Écoles alternatives, neurosciences et bonnes vieilles méthodes : pour en finir avec les miroirs aux alouettes. La Riposte de Philippe Meirieu est un livre de colère. Militant engagé pour une école plus juste, l’auteur ouvre le débat public sur l’école « livrée aux joueurs de flûte de la marchandisation ». Il répond point par point au ministre Blanquer.
Philippe Meirieu assume la position du pédagogue et monte au combat « sur la crête ». Il récuse, simultanément, la nostalgie des « anti-pédagos », comme le spontanéisme des « hyper-pégagos ». Ces deux camps, d’une part, les partisans du retour à l’autorité, de la dictée et du port de la blouse et, d’autre part, les militants des « écoles alternatives » et du développement naturel de l’enfant, ont actuellement le vent en poupe. Ils jouissent des faveurs des médias, avides de flatter l’opinion, et d’attaquer leur ennemi commun, l’école publique.
Contre ces confusions, Philippe Meirieu « descend dans l’arène » et fustige l’inculture pédagogique de l’institution. Ignorée de nos ministres et de nos chefs d’établissements, la pédagogie pourrait, pourtant, loin des slogans et des lieux communs largement diffusés, ouvrir de nouvelles perspectives face aux défis éducatifs d’aujourd’hui. Encore faudrait-il se poser les bonnes questions. « Quelle école voulons-nous ? Pour quelle société et quel monde ? ». Il ne s’agit pas de choisir entre « l’école idéale » et « l’école unique » et de revenir aux débats historiques des pédagogues, mais de travailler, enfin, à l’intégration par l’école publique de l’ensemble des acquis pédagogiques.
Contre l’autonomie libérale et la concurrence entre personnels et établissements, Meirieu prône une véritable autonomie démocratique. Il encourage les enseignants à construire des collectifs avec les parents, autour de projets d’école ou d’établissements, pour former des citoyens et encourager la coopération, plutôt que la compétition ou l’individualisme.
Loin de multiplier les évaluations, il faut sortir de « la pédagogie bancaire », dénoncée par Paulo Freire. Elle se contente de « payer » le travail de l’élève par une bonne note. « La pédagogie du chef-d’œuvre », chère à Célestin Freinet, évalue, non un simple résultat aléatoire, mais tout l’investissement du sujet dans son travail. Elle engage l’élève dans un autre rapport au temps et au désir. Il s’investit dans des activités à long terme qui donnent sens aux apprentissages. Il apprend à passer du plaisir immédiat au plaisir de la découverte progressive. Appelé à « prendre les choses en main », il construit progressivement son intelligence.
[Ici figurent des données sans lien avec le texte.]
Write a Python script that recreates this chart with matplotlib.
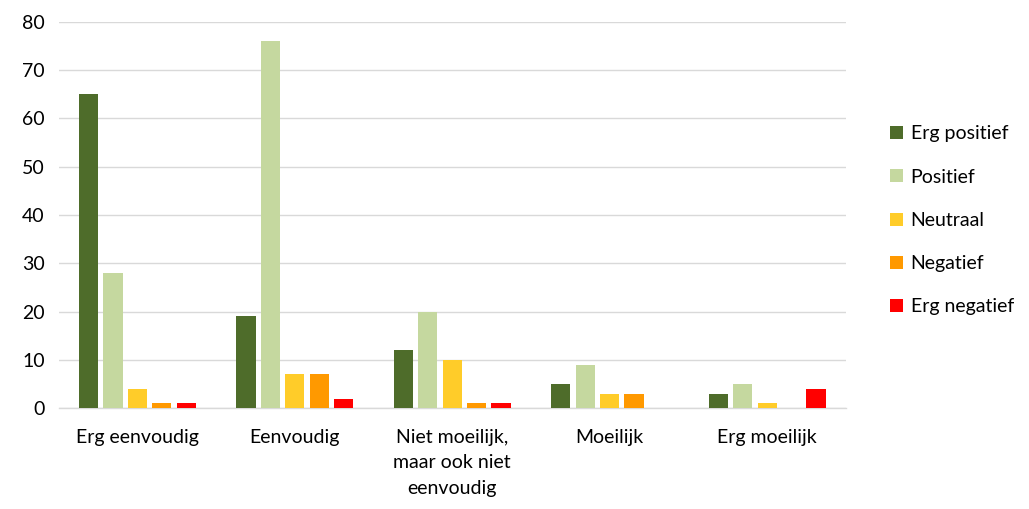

L’école voit dans l’attention un simple préalable psychologique à l’apprentissage ou une affaire de volonté individuelle. Les causes sociales de l’inattention ne sont jamais analysées. Dans la classe, il faut construire des cadres et des rituels favorables à l’attention conjointe et l’école doit faire de la formation de l’attention un véritable objectif.
Aux anti-pédagogues, Philippe Meirieu rappelle trois véritables « fondamentaux » qui devraient structurer la transmission scolaire : « la capacité de pensée, l’accès aux chefs d’œuvre -ceux que l’on étudie et ceux que l’on fait- et l’apprentissage de la coopération ».
En ces premières semaines de rentrée, voilà enfin un livre de combat qui donne de l’élan. Mais s’il faut former des citoyens, reste à se demander dans quelle République ?
Dominique Costantini, professeur de Philosophie, Sud éducation 84
Philippe Meirieu, La Riposte : Écoles alternatives, neurosciences et bonnes vieilles méthodes : pour en finir avec le miroir aux alouettes, Autrement (Essais et documents), 2018, 304 p., 17 €.